Before Same-Sex Marriage Was U.S. Law, They Said ‘I Do' in Massachusetts

New York Times3 days ago

On Thursday, 10 years will have passed since the U.S. Supreme Court established same-sex marriage as a right guaranteed under the Constitution.
But many of the tens of thousands of American L.G.B.T.Q. couples who have wed in the decade since might never have exchanged vows if it hadn't been for seven couples who sued the State of Massachusetts in 2001 after they were denied marriage licenses.
The state's high court ruled in their favor in November 2003, and six months later, hundreds of gay couples descended on churches and synagogues and town halls across Massachusetts to make their unions official. As they did so, they were helping to set in motion a period of profound change.

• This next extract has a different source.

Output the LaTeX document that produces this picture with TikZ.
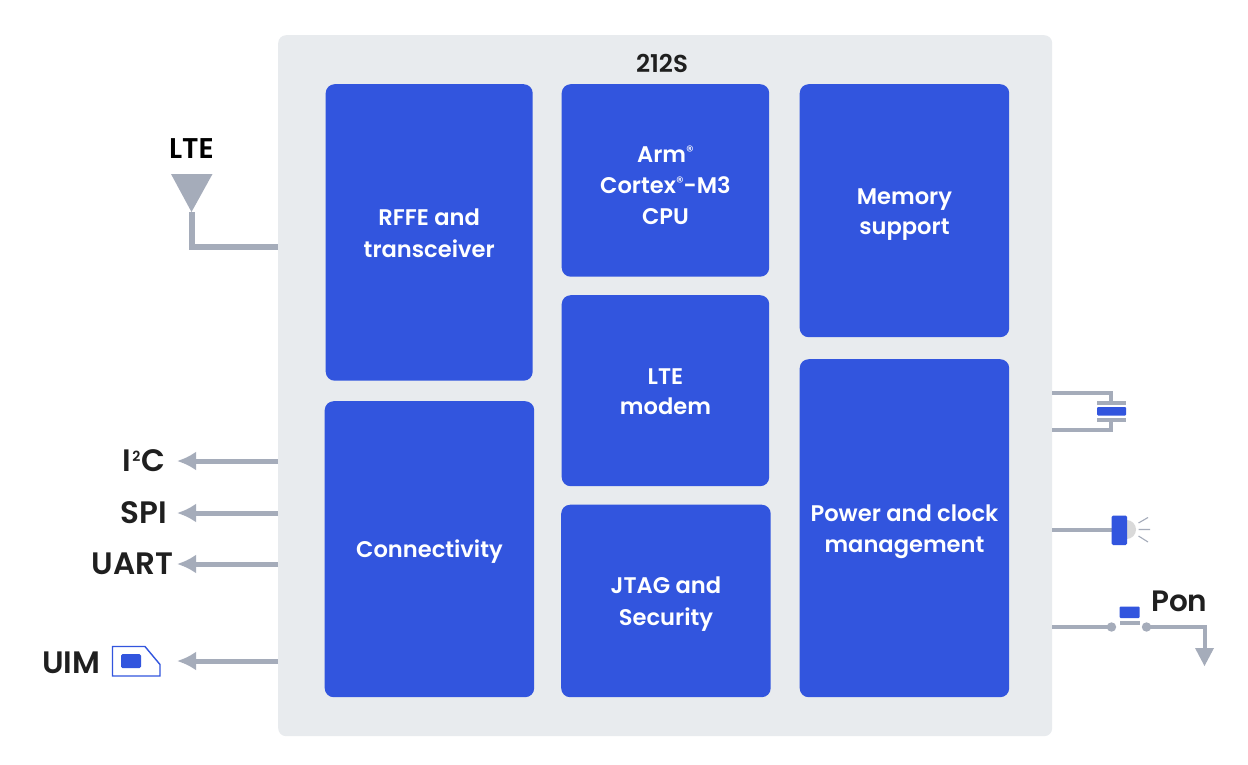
\documentclass[tikz,border=0pt]{standalone}
\usepackage{fontspec}
\setmainfont{Poppins SemiBold}
\newfontfamily\semibf{Poppins SemiBold}
\newfontfamily\regf{Poppins}
\usetikzlibrary{arrows.meta}
\definecolor{chipbg}{HTML}{E8EBEE}
\definecolor{blk}{HTML}{3255DE}
\definecolor{wire}{HTML}{A5ACBA}
\definecolor{ink}{HTML}{1F1F1F}
\definecolor{ledgrey}{HTML}{D9D9D9}
\newcommand{\regmark}{\raisebox{6pt}{\regf\fontsize{15}{15}\selectfont®}}
\newcommand{\sqtwo}{\kern1pt\raisebox{10.5pt}{\fontsize{14}{14}\selectfont 2}\kern1.5pt}
\tikzset{x=1pt,y=-1pt,
 chip/.style={draw=none,fill=chipbg,rounded corners=8pt,inner sep=0pt,anchor=north west},
 blockbox/.style={draw=none,fill=blk,rounded corners=9pt,inner sep=0pt,anchor=north west},
 blocktext/.style={text=white,font=\fontsize{22.6}{31}\selectfont,align=center,anchor=center},
 lbl/.style={text=ink,font=\semibf\fontsize{31}{32}\selectfont,inner sep=0pt},
 wireline/.style={draw=wire,line width=5pt},
 thinwire/.style={draw=wire,line width=4pt},
 sigarrow/.style={wireline,-{Latex[length=19pt,width=19pt,sharp]}},
}
\newcommand{\blk}[7]{\node[blockbox,minimum width=#4-#2,minimum height=#5-#3] (#1) at (#2,#3) {};
 \node[blocktext,yshift=#7] (#1t) at (#1.center) {#6};}
\begin{document}
\begin{tikzpicture}
\useasboundingbox (0,0) rectangle (1248,764);
\fill[white] (0,0) rectangle (1248,764);
\node[chip,minimum width=774pt,minimum height=701pt] (chip) at (278,35) {};
\node[lbl,font=\semibf\fontsize{24.5}{26}\selectfont] (title) at (662,63.5) {212S};
\blk{rffe}{325.5}{84}{532.5}{380.5}{RFFE and\\[1pt]transceiver}{-1pt}
\blk{conn}{324.5}{401}{534}{697}{Connectivity}{-2pt}
\blk{cpu}{561.5}{84}{769}{276.5}{Arm\regmark\\Cortex\regmark-M3\\CPU}{-5pt}
\blk{modem}{561.5}{295}{769}{486}{LTE\\[-1pt]modem}{-1pt}
\blk{jtag}{561}{504.5}{770.5}{697}{JTAG and\\[1pt]Security}{-3pt}
\blk{mem}{799.5}{84}{1009}{337}{Memory\\[-1pt]support}{-4pt}
\blk{pwr}{799.5}{359}{1009}{697}{Power and clock\\management}{-4pt}
% antenna
\node[lbl,font=\semibf\fontsize{28.5}{30}\selectfont,text=black] (lte) at (191.5,148.5) {LTE};
\coordinate (antA) at (171,174);
\coordinate (antB) at (212.5,174);
\coordinate (antC) at (191.5,212);
\coordinate (antK) at (191.5,246.5);
\coordinate (antE) at (278,246.5);
\fill[wire] (antA) -- (antB) -- (antC) -- cycle;
\draw[line width=6pt,wire] (antC) -- (antK.center) -- (antE);
% left arrows
\foreach \n/\t/\y/\xr in {i2c/{I\sqtwo C}/461/166,spi/SPI/513/167.5,uart/UART/564/173.5}{
  \node[lbl,anchor=east] (\n) at (\xr,\y) {\t};
  \coordinate (\n p) at (278,\y);
  \coordinate (\n q) at (177,\y);
  \draw[sigarrow] (\n p) -- (\n q);
}
\node[lbl,anchor=east] (uim) at (100.5,662.5) {UIM};
\coordinate (uimq) at (177,661);
\coordinate (uimp) at (278,661);
\draw[sigarrow] (uimp) -- (uimq);
\draw[draw=blk,line width=1.4pt] (112.5,646.5) -- (145,646.5) -- (160,664.5) -- (160,676) -- (112.5,676) -- cycle;
\fill[blk,rounded corners=1.5pt] (121,654) rectangle (141,668);
% crystal
\coordinate (xa) at (1052,392.5);
\coordinate (xb) at (1111,392.5);
\coordinate (xc) at (1111,430);
\coordinate (xd) at (1052,430);
\draw[thinwire] (xa) -- (xb) -- (1111,402);
\draw[thinwire] (xd) -- (xc) -- (1111,420);
\fill[wire] (1097,400.5) rectangle (1126,404.5);
\fill[wire] (1097,418) rectangle (1126,422);
\fill[blk,rounded corners=1pt] (1097,407) rectangle (1126,415.5);
% led
\coordinate (la) at (1052,530);
\coordinate (lb) at (1112,530);
\draw[thinwire] (la) -- (lb);
\fill[ledgrey] (1126.5,529.5) circle (9.5);
\fill[blk,rounded corners=1.5pt] (1111.5,515.5) rectangle (1127,545);
\draw[wire,line width=1.1pt] (1138.5,523) -- (1148,517.5) (1138.5,529.5) -- (1150,529.5) (1138.5,536) -- (1148,542);
% switch
\coordinate (sa) at (1052,627);
\coordinate (sb) at (1111.5,627);
\coordinate (sc) at (1146.5,627);
\coordinate (sd) at (1204.5,627);
\coordinate (se) at (1204.5,666);
\draw[thinwire] (sa) -- (sb);
\fill[wire] (sb) circle (4.7);
\fill[wire] (sc) circle (4.7);
\draw[thinwire] (sc) -- (sd) -- (1204.5,650);
\fill[wire] (1195,648) -- (1214,648) -- (se) -- cycle;
\fill[wire] (1119.5,620.5) rectangle (1139.5,624.5);
\fill[blk,rounded corners=1pt] (1119.5,606.5) rectangle (1139.5,618);
\node[lbl,anchor=west,font=\semibf\fontsize{29.5}{30}\selectfont] (pon) at (1151,601.5) {Pon};
\end{tikzpicture}
\end{document}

By the time the Supreme Court ruled in Obergefell v. Hodges on June 26, 2015, that the Constitution guarantees a right to same-sex marriage, 37 states and the District of Columbia already allowed it and public opinion was moving swiftly toward acceptance.
Today, though, the picture is more complicated. Last month, a Gallup survey found that while 68 percent of Americans support same-sex marriage, approval among Republicans had slipped to 41 percent after peaking at 55 percent in 2021 and 2022. And the Supreme Court's 2022 ruling that a right to abortion could not be found in the Constitution raised fears among many supporters of same-sex marriage that the court could overturn the Obergefell decision on similar grounds.
Those who said 'I do' in Massachusetts on May 17, 2004, were among the first same-sex couples to be legally married in the United States. (The marriages of thousands of couples who were issued marriage licenses in San Francisco earlier that year were later voided by the California Supreme Court.)